Green’s Dictionary of Slang

crag n.

1. the neck, the head.

[UK]Skelton ‘How the Douty Duke of Albany’ in Henderson Complete Poems (1948) 406: I shrewe thy Scottishe lugges, Thy munpynnys, and thy crag.
[UK]Middleton & Rowley The Changeling I ii: The devil put the rope about her crag.
[UK]H. Glapthorne Lady Mother V ii: I will goe to, and there be a wench to be got for love or money, rath[er] then plot murder: ’tis the sweeter sinn; besides, theres no danger of ones cragg.
[UK]B.E. Dict.
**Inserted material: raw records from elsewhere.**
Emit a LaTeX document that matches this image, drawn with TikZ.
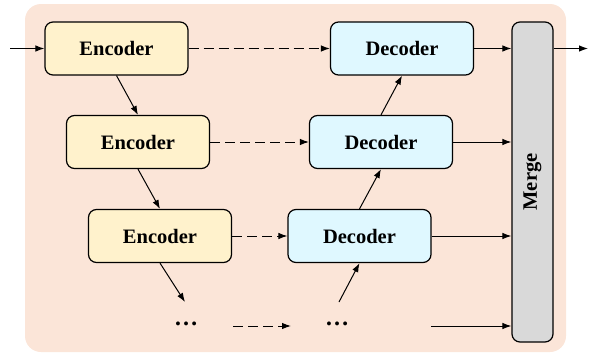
\documentclass[tikz,border=0pt]{standalone}
\usepackage{fontspec}
\setmainfont{Liberation Serif}
\usetikzlibrary{arrows.meta}
\definecolor{bgc}{HTML}{FBE5D8}
\definecolor{encc}{HTML}{FFF2CC}
\definecolor{decc}{HTML}{DFF8FF}
\definecolor{mrgc}{HTML}{D9D9D9}
\tikzset{
  box/.style={draw=black, line width=1.2pt, rounded corners=8pt, minimum width=143pt, minimum height=53pt, inner sep=0pt, font=\fontsize{20.5}{24}\selectfont\bfseries},
  encbox/.style={box, fill=encc},
  decbox/.style={box, fill=decc},
  arr/.style={line width=1pt, -{Latex[length=9pt,width=6.5pt]}},
  darr/.style={arr, dash pattern=on 10pt off 5pt},
  dots/.style={font=\fontsize{24}{28}\selectfont\bfseries, inner sep=0pt}
}
\begin{document}
\begin{tikzpicture}[x=1pt,y=-1pt]
\useasboundingbox (0,0) rectangle (598,356);
\fill[bgc, rounded corners=16pt] (25,4) rectangle (566,352);
\node[encbox] (e1) at (116.5,48.5) {Encoder};
\node[encbox] (e2) at (138,142) {Encoder};
\node[encbox] (e3) at (160,236) {Encoder};
\node[decbox] (d1) at (402,48.5) {Decoder};
\node[decbox] (d2) at (381,142) {Decoder};
\node[decbox] (d3) at (359.5,236) {Decoder};
\node[draw=black, line width=1.2pt, rounded corners=8pt, fill=mrgc, minimum width=41pt, minimum height=320pt, inner sep=0pt] (m) at (532.5,182) {};
\node[rotate=90, font=\fontsize{20.5}{24}\selectfont\bfseries] (mt) at (m.center) {Merge};
\node[dots] (dl) at (186,324) {\ldots};
\node[dots] (dr) at (337,324) {\ldots};
\coordinate (in) at (10,48.5);
\coordinate (out) at (588,48.5);
\coordinate (e3end) at (185,302);
\coordinate (d3start) at (339,302);
\coordinate (bds) at (233,326);
\coordinate (bde) at (291,326);
\coordinate (bas) at (431,326);
\draw[arr] (in) -- (e1.west);
\draw[arr] (e1.south) -- (e2.north);
\draw[arr] (e2.south) -- (e3.north);
\draw[arr] (e3.south) -- (e3end);
\draw[darr] (e1.east) -- (d1.west);
\draw[darr] (e2.east) -- (d2.west);
\draw[darr] (e3.east) -- (d3.west);
\draw[darr] (bds) -- (bde);
\draw[arr] (d3start) -- (d3.south);
\draw[arr] (d3.north) -- (d2.south);
\draw[arr] (d2.north) -- (d1.south);
\draw[arr] (d1.east) -- (d1.east -| m.west);
\draw[arr] (d2.east) -- (d2.east -| m.west);
\draw[arr] (d3.east) -- (d3.east -| m.west);
\draw[arr] (bas) -- (bas -| m.west);
\draw[arr] (m.east |- in) -- (out);
\end{tikzpicture}
\end{document}
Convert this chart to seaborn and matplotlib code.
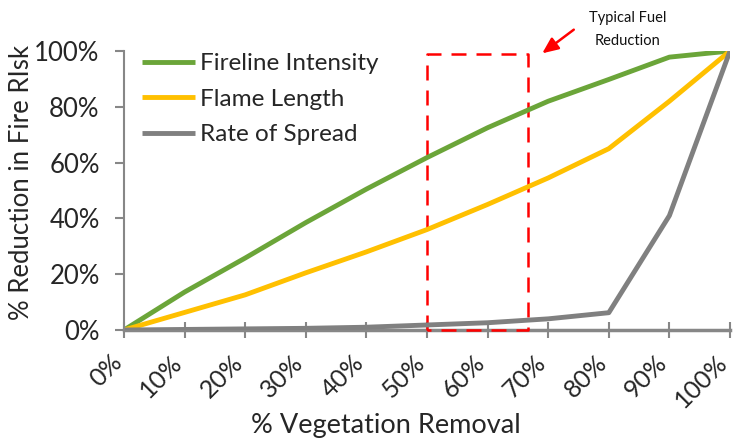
import matplotlib
matplotlib.use("Agg")
import matplotlib.pyplot as plt
import matplotlib.transforms as mtransforms
import seaborn as sns
import pandas as pd

removal = [0, 10, 20, 30, 40, 50, 60, 70, 80, 90, 100]
fireline_intensity = [0, 13.6, 25.8, 38.5, 50.5, 61.8, 72.5, 82, 89.8, 97.8, 100]
flame_length = [0, 6.3, 12.6, 20.5, 28, 36, 45, 54.5, 65, 82, 100]
rate_of_spread = [0, 0.2, 0.4, 0.6, 1.0, 1.8, 2.6, 4.0, 6.2, 41, 100]
series_names = ["Fireline Intensity", "Flame Length", "Rate of Spread"]
colors = ["#6BA539", "#FFC000", "#808080"]
x_ticks = [0, 10, 20, 30, 40, 50, 60, 70, 80, 90, 100]
y_ticks = [0, 20, 40, 60, 80, 100]
box_x = [50, 66.7]
box_y = [0, 99]

sns.set_theme(style="white")
plt.rcParams["font.family"] = ["Lato", "DejaVu Sans"]

df = pd.DataFrame({
    "x": removal * 3,
    "y": fireline_intensity + flame_length + rate_of_spread,
    "series": [series_names[0]] * 11 + [series_names[1]] * 11 + [series_names[2]] * 11,
})

fig = plt.figure(figsize=(7.36, 4.41), dpi=100)
ax = fig.add_axes([124 / 736, 1 - 330 / 441, (730 - 124) / 736, (330 - 51) / 441])

sns.lineplot(data=df, x="x", y="y", hue="series", palette=colors, linewidth=3.5,
             ax=ax, legend=True, solid_capstyle="butt")

# red dashed box
ax.plot([box_x[0], box_x[0], box_x[1], box_x[1], box_x[0]],
        [box_y[0], box_y[1], box_y[1], box_y[0], box_y[0]],
        color="#FF0000", linewidth=1.8, linestyle=(0, (6, 4)), clip_on=False, zorder=1)

ax.set_xlim(0, 100)
ax.set_ylim(0, 100)
ax.set_xticks(x_ticks)
ax.set_yticks(y_ticks)
ax.tick_params(axis="x", bottom=True, direction="inout", length=11, width=1.5,
               color="#878787", pad=15)
ax.tick_params(axis="y", left=True, direction="out", length=6.5, width=1.5,
               color="#878787", pad=11)
ax.set_xticklabels([f"{v}%" for v in x_ticks], rotation=45, ha="right", va="center",
                   rotation_mode="anchor", fontsize=18)
ax.set_yticklabels([f"{v}%" for v in y_ticks], fontsize=18.5)
offset = mtransforms.ScaledTranslation(-6 / 100, 0, fig.dpi_scale_trans)
for lab in ax.get_xticklabels():
    lab.set_transform(lab.get_transform() + offset)

ax.set_xlabel("% Vegetation Removal", fontsize=19.5)
ax.xaxis.set_label_coords((386 - 124) / 606, -(425 - 330) / 279)
ax.xaxis.label.set_va("center")
ax.set_ylabel("% Reduction in Fire RIsk", fontsize=18.5)
ax.yaxis.set_label_coords(-(124 - 22) / 606, (330 - 182) / 279)
ax.yaxis.label.set_va("center")

for s in ["top", "right"]:
    ax.spines[s].set_visible(False)
ax.spines["left"].set_color("#878787")
ax.spines["left"].set_linewidth(1.5)
ax.spines["bottom"].set_color("#878787")
ax.spines["bottom"].set_linewidth(2.5)
ax.spines["bottom"].set_zorder(0)

leg = ax.legend(loc="upper left", bbox_to_anchor=(142 / 736, 1 - 53 / 441),
                bbox_transform=fig.transFigure, frameon=False, fontsize=17.5,
                handlelength=2.2, handletextpad=0.2, labelspacing=0.6,
                borderpad=0, borderaxespad=0)
for line in leg.get_lines():
    line.set_linewidth(3.5)

fig.text(628 / 736, 1 - 18 / 441, "Typical Fuel", ha="center", va="center", fontsize=10.5, color="#111111")
fig.text(628 / 736, 1 - 41 / 441, "Reduction", ha="center", va="center", fontsize=10.5, color="#111111")
ax.annotate("", xy=(540 / 736, 1 - 55 / 441), xytext=(576 / 736, 1 - 28 / 441),
            xycoords="figure fraction", textcoords="figure fraction",
            arrowprops=dict(arrowstyle="-|>,head_length=0.8,head_width=0.35",
                            color="#FF0000", lw=1.8))

fig.savefig("out.png", dpi=100)
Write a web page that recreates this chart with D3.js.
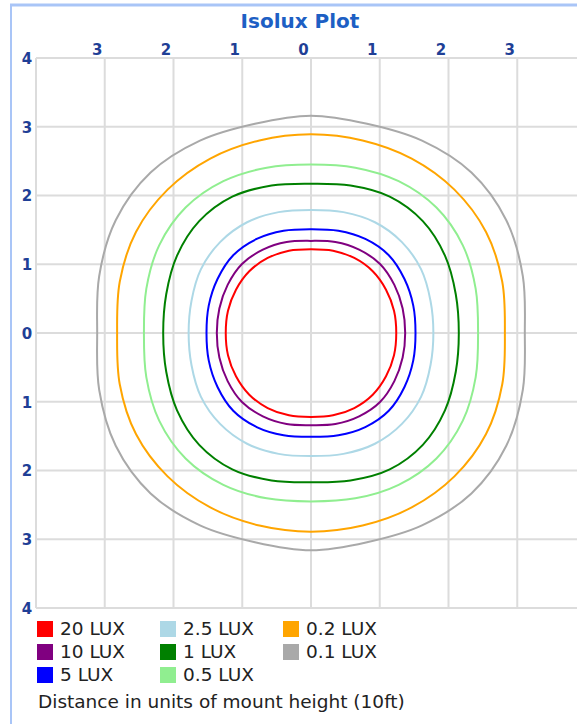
<!DOCTYPE html>
<html>
<head>
<meta charset="utf-8">
<script src="https://d3js.org/d3.v7.min.js"></script>
<style>
  body { margin: 0; background: #fff; }
  svg { display: block; }
</style>
</head>
<body>
<svg width="577" height="724"></svg>
<script>
// isolux levels, legend order is column by column
const levels = ["20 LUX", "10 LUX", "5 LUX", "2.5 LUX", "1 LUX", "0.5 LUX", "0.2 LUX", "0.1 LUX"];
const levelColors = ["#ff0000", "#800080", "#0000ff", "#add8e6", "#008000", "#90ee90", "#ffa500", "#a9a9a9"];

const angles = [0, 15, 30, 45, 60, 75, 90];
const r20  = [1.24, 1.25, 1.26, 1.27, 1.26, 1.24, 1.22];
const r10  = [1.37, 1.38, 1.40, 1.42, 1.40, 1.37, 1.34];
const r5   = [1.52, 1.54, 1.57, 1.60, 1.58, 1.54, 1.51];
const r2_5 = [1.78, 1.80, 1.85, 1.87, 1.86, 1.82, 1.79];
const r1   = [2.15, 2.18, 2.25, 2.30, 2.29, 2.22, 2.17];
const r0_5 = [2.43, 2.48, 2.55, 2.58, 2.55, 2.49, 2.45];
const r0_2 = [2.82, 2.88, 2.94, 2.95, 2.93, 2.90, 2.89];
const r0_1 = [3.11, 3.19, 3.28, 3.30, 3.23, 3.15, 3.16];
const radii = [r20, r10, r5, r2_5, r1, r0_5, r0_2, r0_1];

const xTicks = [-3, -2, -1, 0, 1, 2, 3];
const yTicks = [-4, -3, -2, -1, 0, 1, 2, 3, 4];
const gridX = [-4, -3, -2, -1, 0, 1, 2, 3, 4];

const svg = d3.select('svg');

const x = d3.scaleLinear().domain([-4, 4]).range([36, 586]);
const y = d3.scaleLinear().domain([-4, 4]).range([608, 58]);

// outer frame
svg.append('line').attr('x1', 11).attr('x2', 11).attr('y1', 4).attr('y2', 724)
  .attr('stroke', '#a9c5f7').attr('stroke-width', 2);
svg.append('line').attr('x1', 10).attr('x2', 577).attr('y1', 5).attr('y2', 5)
  .attr('stroke', '#a9c5f7').attr('stroke-width', 3);

// title
svg.append('text')
  .attr('x', 300).attr('y', 28)
  .attr('text-anchor', 'middle')
  .attr('font-family', 'DejaVu Sans')
  .attr('font-weight', 'bold')
  .attr('font-size', 20)
  .attr('fill', '#1d5fc4')
  .text('Isolux Plot');

// grid
const grid = svg.append('g').attr('stroke', '#dcdcdc').attr('stroke-width', 2);
grid.selectAll('.gx').data(gridX).enter().append('line')
  .attr('x1', d => x(d)).attr('x2', d => x(d))
  .attr('y1', y(4)).attr('y2', y(-4));
grid.selectAll('.gy').data(yTicks).enter().append('line')
  .attr('x1', x(-4)).attr('x2', x(4))
  .attr('y1', d => y(d)).attr('y2', d => y(d));

// axes (labels only)
const topAxis = svg.append('g')
  .attr('transform', `translate(0,${y(4)})`)
  .call(d3.axisTop(x).tickValues(xTicks).tickSize(0).tickPadding(3).tickFormat(d => Math.abs(d)));
const leftAxis = svg.append('g')
  .attr('transform', `translate(${x(-4)},0)`)
  .call(d3.axisLeft(y).tickValues(yTicks).tickSize(0).tickFormat(d => Math.abs(d)));

[topAxis, leftAxis].forEach(g => {
  g.select('.domain').remove();
  g.selectAll('text')
    .attr('font-family', 'DejaVu Sans')
    .attr('font-weight', 'bold')
    .attr('font-size', 15)
    .attr('fill', '#1f3f96');
});
topAxis.selectAll('text').attr('dx', -8);
leftAxis.selectAll('text').attr('x', -9).attr('text-anchor', 'middle').attr('dy', '0.36em');

// contours: mirror the quadrant readings round the full circle
function ring(r) {
  const pts = [];
  for (let a = 0; a < 360; a += 15) {
    let q;
    if (a <= 90) q = a;
    else if (a <= 180) q = 180 - a;
    else if (a <= 270) q = a - 180;
    else q = 360 - a;
    const rr = r[angles.indexOf(q)];
    const t = a * Math.PI / 180;
    pts.push([rr * Math.cos(t), rr * Math.sin(t)]);
  }
  return pts;
}

const line = d3.line()
  .x(d => x(d[0]))
  .y(d => y(d[1]))
  .curve(d3.curveCatmullRomClosed);

svg.append('g').selectAll('path')
  .data(radii)
  .enter().append('path')
  .attr('d', d => line(ring(d)))
  .attr('fill', 'none')
  .attr('stroke', (d, i) => levelColors[i])
  .attr('stroke-width', 2);

// legend
const legend = svg.append('g');
const item = legend.selectAll('g').data(levels).enter().append('g')
  .attr('transform', (d, i) => `translate(${37 + Math.floor(i / 3) * 123},${621 + (i % 3) * 23})`);
item.append('rect')
  .attr('width', 16).attr('height', 16)
  .attr('fill', (d, i) => levelColors[i]);
item.append('text')
  .attr('x', 23).attr('y', 14)
  .attr('font-family', 'DejaVu Sans')
  .attr('font-size', 18.5)
  .attr('fill', '#222')
  .text(d => d);

svg.append('text')
  .attr('x', 38).attr('y', 708)
  .attr('font-family', 'DejaVu Sans')
  .attr('font-size', 18.5)
  .attr('fill', '#222')
  .text('Distance in units of mount height (10ft)');
</script>
</body>
</html>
Canting Crew.
[UK]New Canting Dict.
[UK]Bailey Universal Etym. Eng. Dict.
[UK]Bridges Burlesque Homer (3rd edn) 15: You would have sworn this mortal twitch / Had given old peleus’ son the itch, / So hard he scratch’d his scurvy crag.
[UK]Grose Classical Dict. of the Vulgar Tongue.
[UK]Bridges Burlesque Homer (4th edn) II 312: He lent him such a rare hard knock / Upon his crag.
[UK]Lex. Balatronicum.
[UK]Egan Grose’s Classical Dict. of the Vulgar Tongue.

2. the stomach, the womb.

[UK]New Canting Dict.
[UK]Bailey Universal Etym. Eng. Dict. [as cit. 1725].